For years now, Internet film critics have been relentlessly dumped on by many (but by no means all) in the legacy media. Though they’ve gotten little in the way of social recognition or financial compensation, cinephile bloggers have filled in the gaps of mainstream review coverage, corralled hard-to-find source materials, enriched cinema’s theoretical vocabularies and historical narratives, and shared their personal obsessions in often fascinating, hilarious, and deeply affecting ways. I feel personally privileged and just really fucking happy to shine a light on their work—all of them life-affirming examples of democratic participation and humanizing cultural exchange.”

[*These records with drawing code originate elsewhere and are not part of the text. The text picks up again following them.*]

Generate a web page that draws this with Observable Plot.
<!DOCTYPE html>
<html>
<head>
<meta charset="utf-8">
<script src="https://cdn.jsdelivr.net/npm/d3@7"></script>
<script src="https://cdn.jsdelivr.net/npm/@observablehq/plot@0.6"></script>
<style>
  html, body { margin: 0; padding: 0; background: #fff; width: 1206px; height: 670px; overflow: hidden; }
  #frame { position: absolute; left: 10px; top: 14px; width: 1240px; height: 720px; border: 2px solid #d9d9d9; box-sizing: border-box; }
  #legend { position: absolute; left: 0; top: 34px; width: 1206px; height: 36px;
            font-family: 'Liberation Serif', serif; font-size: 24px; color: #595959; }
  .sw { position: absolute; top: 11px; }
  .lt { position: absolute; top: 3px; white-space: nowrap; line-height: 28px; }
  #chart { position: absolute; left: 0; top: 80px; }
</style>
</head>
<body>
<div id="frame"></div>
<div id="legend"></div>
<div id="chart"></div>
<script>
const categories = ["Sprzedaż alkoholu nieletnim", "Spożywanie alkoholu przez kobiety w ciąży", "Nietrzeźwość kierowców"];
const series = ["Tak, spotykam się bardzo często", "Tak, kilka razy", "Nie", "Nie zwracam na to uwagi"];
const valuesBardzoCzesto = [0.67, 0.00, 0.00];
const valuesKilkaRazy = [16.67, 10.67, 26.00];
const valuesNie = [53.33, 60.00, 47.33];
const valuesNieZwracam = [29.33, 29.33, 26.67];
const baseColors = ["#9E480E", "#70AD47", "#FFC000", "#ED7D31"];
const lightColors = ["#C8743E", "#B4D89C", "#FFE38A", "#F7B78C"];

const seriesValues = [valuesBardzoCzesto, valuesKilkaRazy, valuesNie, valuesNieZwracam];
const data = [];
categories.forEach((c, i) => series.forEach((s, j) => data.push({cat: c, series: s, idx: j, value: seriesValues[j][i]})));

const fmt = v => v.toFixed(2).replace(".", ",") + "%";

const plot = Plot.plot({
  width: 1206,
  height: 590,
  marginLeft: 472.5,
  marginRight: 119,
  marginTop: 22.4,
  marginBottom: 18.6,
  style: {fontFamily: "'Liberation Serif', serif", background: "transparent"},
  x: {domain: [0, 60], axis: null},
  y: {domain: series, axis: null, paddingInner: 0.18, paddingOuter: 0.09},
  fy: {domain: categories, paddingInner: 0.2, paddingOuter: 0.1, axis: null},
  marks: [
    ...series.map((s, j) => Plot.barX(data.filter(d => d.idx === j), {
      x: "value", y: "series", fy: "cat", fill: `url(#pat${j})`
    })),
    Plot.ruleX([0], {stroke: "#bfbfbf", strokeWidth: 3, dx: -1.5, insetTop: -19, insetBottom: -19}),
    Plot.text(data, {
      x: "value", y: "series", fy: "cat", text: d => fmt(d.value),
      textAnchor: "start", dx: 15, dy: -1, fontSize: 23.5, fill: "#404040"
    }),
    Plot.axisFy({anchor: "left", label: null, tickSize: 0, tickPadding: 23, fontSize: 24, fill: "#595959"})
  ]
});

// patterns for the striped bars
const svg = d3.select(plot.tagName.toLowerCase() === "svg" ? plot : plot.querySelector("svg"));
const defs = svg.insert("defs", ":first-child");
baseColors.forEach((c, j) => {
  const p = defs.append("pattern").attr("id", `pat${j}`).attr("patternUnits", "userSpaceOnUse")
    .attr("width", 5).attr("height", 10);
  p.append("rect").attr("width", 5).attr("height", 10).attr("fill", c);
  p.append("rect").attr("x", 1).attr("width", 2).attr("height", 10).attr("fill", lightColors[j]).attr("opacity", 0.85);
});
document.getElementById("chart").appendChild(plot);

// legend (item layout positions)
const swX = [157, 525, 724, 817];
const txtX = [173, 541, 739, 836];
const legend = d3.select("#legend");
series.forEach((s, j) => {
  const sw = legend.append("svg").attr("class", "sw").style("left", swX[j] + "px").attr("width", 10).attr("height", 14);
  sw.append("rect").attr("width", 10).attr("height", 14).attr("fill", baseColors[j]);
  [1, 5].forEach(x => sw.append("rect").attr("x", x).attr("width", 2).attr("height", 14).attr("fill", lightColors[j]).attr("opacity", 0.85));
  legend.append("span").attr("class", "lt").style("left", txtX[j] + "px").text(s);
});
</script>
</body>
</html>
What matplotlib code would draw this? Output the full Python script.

Wow. That’s enough to put a smile on this Internet writer’s face already. And “unranked and in randomly generated order” or not, it was exceedingly thrilling to see my good friend Farran Nehme Smith and The Self Styled Siren right at the top of the heap. The list would be littered, as it turned out, with good friends and Internet acquaintances, including Acquarello’s Strictly Film School, Rumsey Taylor’s Not Coming to a Theater Near You, Glenn Kenny’s Some Came Running, Dennis Lim’s Moving Image Source, Tim Lucas’s Video Watchblog, the eponymous blogs of Girish Shambu, Jonathan Rosenbaum and Dave Kehr, Greg Ferrara’s Unexplained Cinema, Jim Emerson’s Scanners and such essential sites as The House Next Door, Senses of Cinema, DVD Beaver and even Ain’t It Cool News.
And smack dab in the middle of that list was an entry for Sergio Leone and the Infield Fly Rule!
As I said to the list of folks whom I e-mailed immediately with this giddy-making news, this honor has to be counted as one of the highlights of my writing life, if not my life in general. I started this thing off with zero expectations for an audience or even my own ability to sustain it past a couple of months or so. Instead, SLIFR is going on six years, has brought me many new friends and has allowed me to keep the company and be mentioned in the company of the kinds of people who do such good work on all those sites mentioned. I am honored beyond even my own capacity to articulate and understand at this point. Wednesday was a pretty good day, and this news has sustained by spirit and renewed my drive to live up to the enthusiasm of the likes of Paul Brunick and Violet Lucca (who wrote my entry on the sidebar). Thanks to each and every person who has helped me get this blog into the seventh month of 2010. Hopefully you know who you are. Many of you can be found on that list too.
The list is located on the site for The Film Society of Lincoln Center and also at The House Next Door, which cross-published it with Film Comment and Slant magazine. The full article, with a brief tag directing readers to the list, will also be available in the hard copy of the latest issue of Film Comment, available on newsstands now. (It’s the one with the picture of Leo on it.) Mine just came in the mail!